Les compétitions où il a été présent quand il s’est mis à la course à pied l’ont confirmé comme marathonien. L’homme pour qui le drapeau mauricien avait été installé au Marathon d’Istanbul a le goût de l’effort et du dépassement de soi. C’est ce qu’il veut aussi inculquer à ses élèves. Il espère en faire des acteurs du changement. Pour inculquer les valeurs souhaitées aux jeunes, “tu dois constamment faire attention à ce que tu fais. Tu dois être un homme averti et t’ouvrir à tout. C’est la raison pour laquelle j’écoute la musique des jeunes; que je suis attentif à ce qui leur arrive et que je me forge des opinions et des convictions”.
Encadrer le jeune, dit-il, c’est aussi accepter que ce dernier fasse des erreurs, qu’il transgresse des règles : “Cela fait partie du processus. L’important est d’apprendre au jeune à se rattraper et à tirer des leçons de ses erreurs. Parce que si l’école est une place où on peut donner une deuxième chance, il n’en est pas de même dans la vie.” À ceux qui se morfondent sur sa bann zenes zordi la, il répond qu’il y a beaucoup d’espoir et de qualité chez les jeunes, “mais qu’on n’en parle jamais”.

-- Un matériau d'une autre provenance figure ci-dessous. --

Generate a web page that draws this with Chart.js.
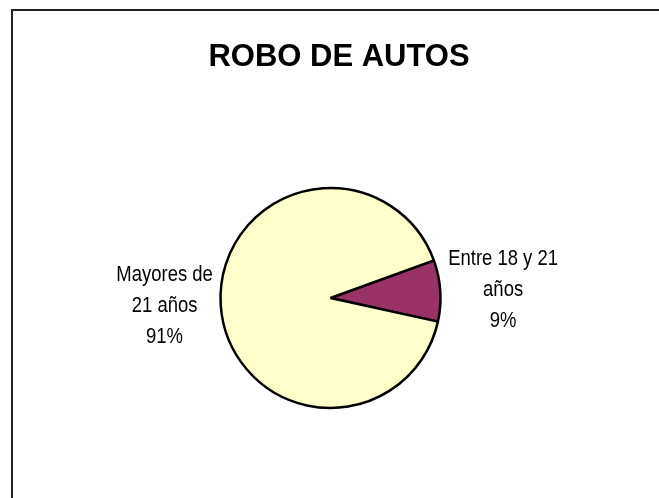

Douze ans après, Erwin Utchanah est revenu vers ses racines en décembre dernier avec la ferme conviction de l’artiste que rien ne pourra le détourner de sa mission de pédagogue. En avant donc pour un nouveau marathon, “que je compte courir jusqu’à mon dernier souffle, en m’ouvrant aux autres à chaque étape que je traverserai”.